** BEGIN **

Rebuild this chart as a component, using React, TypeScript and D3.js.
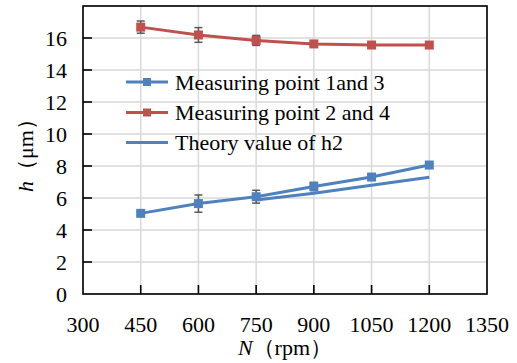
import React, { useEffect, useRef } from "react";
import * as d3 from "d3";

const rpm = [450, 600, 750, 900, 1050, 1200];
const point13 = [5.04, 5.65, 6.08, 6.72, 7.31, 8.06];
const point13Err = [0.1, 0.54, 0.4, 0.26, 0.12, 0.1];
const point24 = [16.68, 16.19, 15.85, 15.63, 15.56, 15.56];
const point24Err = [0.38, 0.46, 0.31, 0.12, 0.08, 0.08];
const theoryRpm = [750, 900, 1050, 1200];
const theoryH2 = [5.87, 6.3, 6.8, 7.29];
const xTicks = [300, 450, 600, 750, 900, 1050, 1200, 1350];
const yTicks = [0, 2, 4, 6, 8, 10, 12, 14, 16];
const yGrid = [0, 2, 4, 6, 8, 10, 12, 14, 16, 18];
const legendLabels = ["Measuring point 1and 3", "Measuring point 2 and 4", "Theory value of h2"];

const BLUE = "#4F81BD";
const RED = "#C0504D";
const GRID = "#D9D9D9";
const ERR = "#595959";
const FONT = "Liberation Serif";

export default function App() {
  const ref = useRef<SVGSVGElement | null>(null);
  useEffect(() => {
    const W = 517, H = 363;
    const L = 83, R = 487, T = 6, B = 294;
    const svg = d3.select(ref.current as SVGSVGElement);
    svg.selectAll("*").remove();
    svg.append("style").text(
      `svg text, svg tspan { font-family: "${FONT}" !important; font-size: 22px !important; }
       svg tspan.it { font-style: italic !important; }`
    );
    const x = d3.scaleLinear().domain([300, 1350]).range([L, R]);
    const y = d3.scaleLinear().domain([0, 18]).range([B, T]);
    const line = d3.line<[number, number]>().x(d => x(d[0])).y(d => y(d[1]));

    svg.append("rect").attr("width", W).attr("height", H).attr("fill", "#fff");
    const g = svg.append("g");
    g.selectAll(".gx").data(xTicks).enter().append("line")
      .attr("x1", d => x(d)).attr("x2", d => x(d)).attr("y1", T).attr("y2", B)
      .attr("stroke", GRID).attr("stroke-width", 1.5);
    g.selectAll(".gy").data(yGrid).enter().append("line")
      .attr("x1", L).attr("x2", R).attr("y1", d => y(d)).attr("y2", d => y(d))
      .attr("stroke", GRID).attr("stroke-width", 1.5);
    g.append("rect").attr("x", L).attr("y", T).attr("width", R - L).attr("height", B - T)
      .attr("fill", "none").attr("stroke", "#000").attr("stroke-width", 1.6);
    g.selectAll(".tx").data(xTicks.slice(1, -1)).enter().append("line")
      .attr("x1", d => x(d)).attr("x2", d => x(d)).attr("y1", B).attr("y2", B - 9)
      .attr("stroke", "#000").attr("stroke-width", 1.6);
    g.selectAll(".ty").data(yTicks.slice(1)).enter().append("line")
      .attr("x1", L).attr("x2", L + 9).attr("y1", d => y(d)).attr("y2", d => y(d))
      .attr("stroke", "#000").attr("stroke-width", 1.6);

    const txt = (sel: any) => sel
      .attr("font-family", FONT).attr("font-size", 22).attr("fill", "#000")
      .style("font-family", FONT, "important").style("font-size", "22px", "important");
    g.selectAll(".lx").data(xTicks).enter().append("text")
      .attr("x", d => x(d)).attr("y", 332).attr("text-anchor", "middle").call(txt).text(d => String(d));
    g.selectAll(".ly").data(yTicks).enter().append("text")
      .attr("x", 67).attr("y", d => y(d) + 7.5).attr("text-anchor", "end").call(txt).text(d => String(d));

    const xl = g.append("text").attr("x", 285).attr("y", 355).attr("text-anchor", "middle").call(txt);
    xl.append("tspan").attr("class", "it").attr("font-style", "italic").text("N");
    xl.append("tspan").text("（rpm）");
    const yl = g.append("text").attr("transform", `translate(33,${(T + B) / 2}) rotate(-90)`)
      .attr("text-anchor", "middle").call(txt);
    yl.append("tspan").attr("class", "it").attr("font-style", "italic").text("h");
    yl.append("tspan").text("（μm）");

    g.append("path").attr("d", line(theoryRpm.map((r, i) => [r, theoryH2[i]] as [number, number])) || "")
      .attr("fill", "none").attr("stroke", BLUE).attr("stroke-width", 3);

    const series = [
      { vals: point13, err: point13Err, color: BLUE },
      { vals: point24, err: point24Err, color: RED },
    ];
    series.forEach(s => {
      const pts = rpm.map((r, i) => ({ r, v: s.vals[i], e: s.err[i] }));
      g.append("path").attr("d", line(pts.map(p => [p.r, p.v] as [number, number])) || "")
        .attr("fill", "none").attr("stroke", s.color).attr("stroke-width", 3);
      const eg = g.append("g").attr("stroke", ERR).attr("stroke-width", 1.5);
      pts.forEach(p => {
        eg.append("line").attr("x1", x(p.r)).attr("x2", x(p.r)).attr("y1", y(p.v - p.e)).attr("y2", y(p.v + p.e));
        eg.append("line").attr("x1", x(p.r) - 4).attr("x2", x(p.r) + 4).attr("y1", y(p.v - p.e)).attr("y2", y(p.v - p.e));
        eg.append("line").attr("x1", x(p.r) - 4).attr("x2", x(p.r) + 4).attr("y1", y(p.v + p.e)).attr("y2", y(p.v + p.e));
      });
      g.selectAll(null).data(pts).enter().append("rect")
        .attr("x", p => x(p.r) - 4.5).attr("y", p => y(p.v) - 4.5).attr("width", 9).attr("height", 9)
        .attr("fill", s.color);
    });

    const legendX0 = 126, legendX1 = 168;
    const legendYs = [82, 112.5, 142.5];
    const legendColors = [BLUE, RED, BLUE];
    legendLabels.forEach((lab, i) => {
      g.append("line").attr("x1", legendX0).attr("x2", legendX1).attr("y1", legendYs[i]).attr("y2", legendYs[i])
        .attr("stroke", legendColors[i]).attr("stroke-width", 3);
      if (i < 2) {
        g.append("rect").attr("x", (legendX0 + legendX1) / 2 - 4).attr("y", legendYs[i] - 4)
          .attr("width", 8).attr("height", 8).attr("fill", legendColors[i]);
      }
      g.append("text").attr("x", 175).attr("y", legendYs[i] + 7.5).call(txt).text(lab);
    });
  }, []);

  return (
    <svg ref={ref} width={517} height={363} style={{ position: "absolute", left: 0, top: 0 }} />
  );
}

** END **
** BEGIN **

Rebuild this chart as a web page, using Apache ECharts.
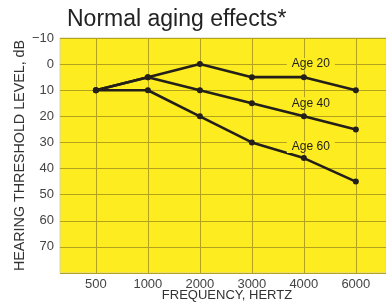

** END **
** BEGIN **

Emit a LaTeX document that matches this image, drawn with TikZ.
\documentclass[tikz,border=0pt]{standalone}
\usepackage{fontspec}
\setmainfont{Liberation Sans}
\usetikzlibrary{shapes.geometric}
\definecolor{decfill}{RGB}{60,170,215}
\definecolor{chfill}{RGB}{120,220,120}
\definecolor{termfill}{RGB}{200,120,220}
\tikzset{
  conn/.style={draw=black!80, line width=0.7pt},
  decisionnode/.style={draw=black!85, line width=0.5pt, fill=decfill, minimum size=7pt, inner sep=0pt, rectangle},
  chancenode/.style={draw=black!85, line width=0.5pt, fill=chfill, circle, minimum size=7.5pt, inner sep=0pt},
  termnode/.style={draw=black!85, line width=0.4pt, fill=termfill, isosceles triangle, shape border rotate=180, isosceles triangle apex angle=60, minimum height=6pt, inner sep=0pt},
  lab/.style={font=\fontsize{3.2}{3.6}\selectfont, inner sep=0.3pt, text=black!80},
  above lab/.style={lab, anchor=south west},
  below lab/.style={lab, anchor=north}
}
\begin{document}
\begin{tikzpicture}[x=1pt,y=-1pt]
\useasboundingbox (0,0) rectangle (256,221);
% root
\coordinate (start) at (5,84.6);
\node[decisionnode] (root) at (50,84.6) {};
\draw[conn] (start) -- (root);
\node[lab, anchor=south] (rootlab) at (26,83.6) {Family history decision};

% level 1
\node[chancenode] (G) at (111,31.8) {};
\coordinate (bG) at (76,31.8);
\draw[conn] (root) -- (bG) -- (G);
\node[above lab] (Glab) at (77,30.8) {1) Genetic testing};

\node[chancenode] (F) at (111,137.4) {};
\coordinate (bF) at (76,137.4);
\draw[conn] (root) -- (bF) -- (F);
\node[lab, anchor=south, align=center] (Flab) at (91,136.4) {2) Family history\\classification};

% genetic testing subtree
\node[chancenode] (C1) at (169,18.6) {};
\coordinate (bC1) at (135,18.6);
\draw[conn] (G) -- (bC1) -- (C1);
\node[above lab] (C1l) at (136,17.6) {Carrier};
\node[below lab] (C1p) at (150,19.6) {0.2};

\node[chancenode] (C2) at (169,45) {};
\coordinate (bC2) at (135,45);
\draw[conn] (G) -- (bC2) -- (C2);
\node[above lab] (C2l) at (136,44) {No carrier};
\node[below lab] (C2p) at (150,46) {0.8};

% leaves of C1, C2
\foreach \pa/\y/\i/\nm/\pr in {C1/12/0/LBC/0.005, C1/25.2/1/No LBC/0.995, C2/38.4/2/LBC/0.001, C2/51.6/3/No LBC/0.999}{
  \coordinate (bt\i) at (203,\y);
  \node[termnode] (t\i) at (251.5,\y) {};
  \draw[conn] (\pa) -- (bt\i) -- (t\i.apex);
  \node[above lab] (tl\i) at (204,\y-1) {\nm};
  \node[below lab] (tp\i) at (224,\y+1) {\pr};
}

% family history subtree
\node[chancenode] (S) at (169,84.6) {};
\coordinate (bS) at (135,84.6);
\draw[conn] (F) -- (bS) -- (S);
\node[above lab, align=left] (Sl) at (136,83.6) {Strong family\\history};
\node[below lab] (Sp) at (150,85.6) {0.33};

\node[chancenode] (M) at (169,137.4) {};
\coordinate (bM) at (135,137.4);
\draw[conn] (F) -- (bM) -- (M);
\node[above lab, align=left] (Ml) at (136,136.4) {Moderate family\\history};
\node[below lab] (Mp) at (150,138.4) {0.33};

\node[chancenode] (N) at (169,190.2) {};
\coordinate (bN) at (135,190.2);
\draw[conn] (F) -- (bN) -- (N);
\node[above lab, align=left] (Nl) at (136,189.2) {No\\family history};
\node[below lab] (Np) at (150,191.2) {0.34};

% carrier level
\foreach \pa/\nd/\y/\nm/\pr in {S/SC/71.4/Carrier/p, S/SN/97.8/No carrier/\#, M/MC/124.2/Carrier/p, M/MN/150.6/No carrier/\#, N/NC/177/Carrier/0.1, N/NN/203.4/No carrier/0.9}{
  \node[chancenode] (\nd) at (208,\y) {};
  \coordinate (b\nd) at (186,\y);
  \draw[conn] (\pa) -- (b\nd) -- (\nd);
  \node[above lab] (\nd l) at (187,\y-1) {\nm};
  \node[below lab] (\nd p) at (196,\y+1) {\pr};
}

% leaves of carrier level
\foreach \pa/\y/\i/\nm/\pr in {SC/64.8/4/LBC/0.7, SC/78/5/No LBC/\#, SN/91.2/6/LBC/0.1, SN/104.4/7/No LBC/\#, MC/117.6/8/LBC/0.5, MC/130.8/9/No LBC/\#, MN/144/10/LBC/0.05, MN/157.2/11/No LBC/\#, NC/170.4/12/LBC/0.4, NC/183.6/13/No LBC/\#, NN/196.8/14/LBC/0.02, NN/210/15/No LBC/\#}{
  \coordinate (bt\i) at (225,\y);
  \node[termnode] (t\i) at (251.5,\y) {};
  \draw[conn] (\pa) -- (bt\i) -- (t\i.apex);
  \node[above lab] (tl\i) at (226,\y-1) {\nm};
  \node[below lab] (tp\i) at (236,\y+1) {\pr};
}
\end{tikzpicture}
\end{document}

** END **

REQUIREMENT » Show every line from the entries above in which "chart" appears.

WRITTEN SOLUTION »
Rebuild this chart as a component, using React, TypeScript and D3.js.
Rebuild this chart as a web page, using Apache ECharts.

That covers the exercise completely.